* Description of the task:
Read through the data and count the lines that contain the string "matplotlib"; give only the result.

--- Begin ---

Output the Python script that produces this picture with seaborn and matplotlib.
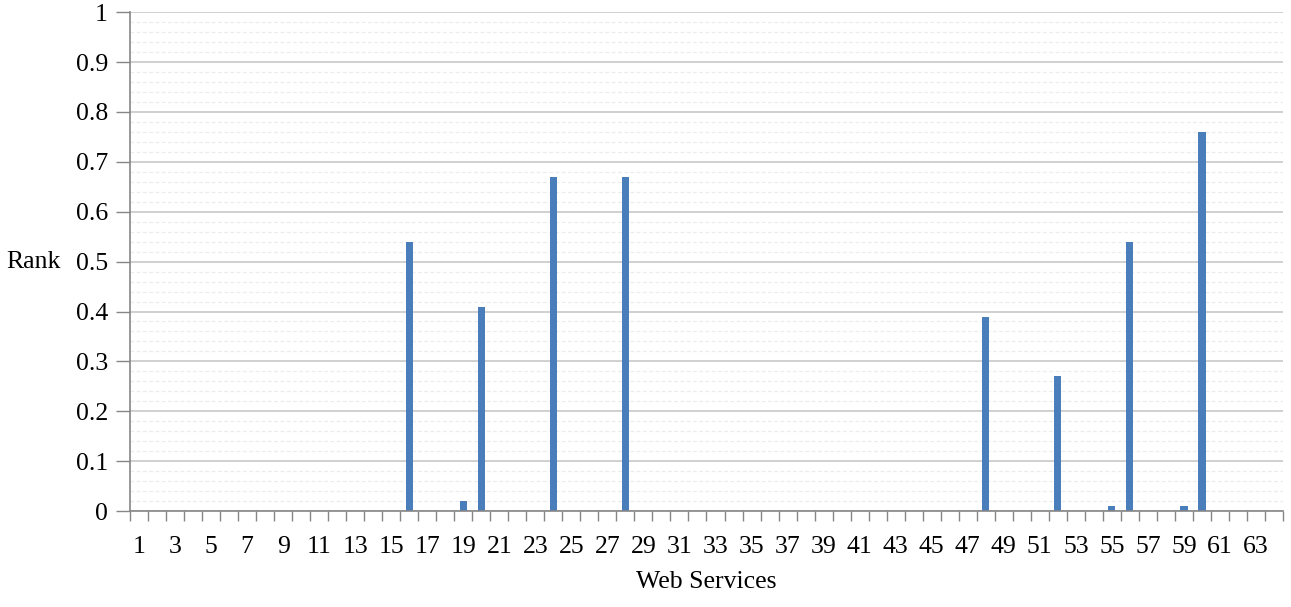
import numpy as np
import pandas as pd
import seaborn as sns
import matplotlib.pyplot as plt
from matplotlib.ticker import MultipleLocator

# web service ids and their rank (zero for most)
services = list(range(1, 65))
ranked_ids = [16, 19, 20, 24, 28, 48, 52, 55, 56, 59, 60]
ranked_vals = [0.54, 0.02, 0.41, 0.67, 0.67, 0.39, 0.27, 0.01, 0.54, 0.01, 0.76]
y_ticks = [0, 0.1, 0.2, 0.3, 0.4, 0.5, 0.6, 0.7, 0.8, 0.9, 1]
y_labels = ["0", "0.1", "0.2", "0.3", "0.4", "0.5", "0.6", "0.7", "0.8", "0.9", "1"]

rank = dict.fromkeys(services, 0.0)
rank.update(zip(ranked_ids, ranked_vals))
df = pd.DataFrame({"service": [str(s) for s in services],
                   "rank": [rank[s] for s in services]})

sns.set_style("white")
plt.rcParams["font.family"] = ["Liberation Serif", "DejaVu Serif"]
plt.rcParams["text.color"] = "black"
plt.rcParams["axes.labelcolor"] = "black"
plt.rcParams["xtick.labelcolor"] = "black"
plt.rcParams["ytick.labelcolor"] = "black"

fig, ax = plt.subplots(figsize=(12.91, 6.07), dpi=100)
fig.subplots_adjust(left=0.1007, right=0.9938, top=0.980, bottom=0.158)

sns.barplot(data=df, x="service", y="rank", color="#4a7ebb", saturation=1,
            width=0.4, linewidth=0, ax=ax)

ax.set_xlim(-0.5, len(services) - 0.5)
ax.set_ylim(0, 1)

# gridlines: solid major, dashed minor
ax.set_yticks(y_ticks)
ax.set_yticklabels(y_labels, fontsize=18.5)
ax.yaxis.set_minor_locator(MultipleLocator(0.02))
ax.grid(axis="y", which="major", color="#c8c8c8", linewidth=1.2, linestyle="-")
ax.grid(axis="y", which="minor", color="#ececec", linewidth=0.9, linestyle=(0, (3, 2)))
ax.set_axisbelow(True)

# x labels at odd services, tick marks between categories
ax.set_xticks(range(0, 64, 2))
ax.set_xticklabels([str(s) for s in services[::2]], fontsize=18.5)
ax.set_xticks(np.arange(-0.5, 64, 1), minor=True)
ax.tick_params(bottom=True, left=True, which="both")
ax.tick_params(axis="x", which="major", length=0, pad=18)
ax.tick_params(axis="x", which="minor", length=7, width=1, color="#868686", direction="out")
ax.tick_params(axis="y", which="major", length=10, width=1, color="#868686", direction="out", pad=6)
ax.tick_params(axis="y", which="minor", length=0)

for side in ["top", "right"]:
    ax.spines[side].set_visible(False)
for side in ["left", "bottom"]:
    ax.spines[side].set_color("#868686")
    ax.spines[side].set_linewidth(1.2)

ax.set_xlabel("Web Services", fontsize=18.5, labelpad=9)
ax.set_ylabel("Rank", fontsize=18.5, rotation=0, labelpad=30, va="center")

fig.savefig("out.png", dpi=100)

--- End ---

* Answer to the problem:
3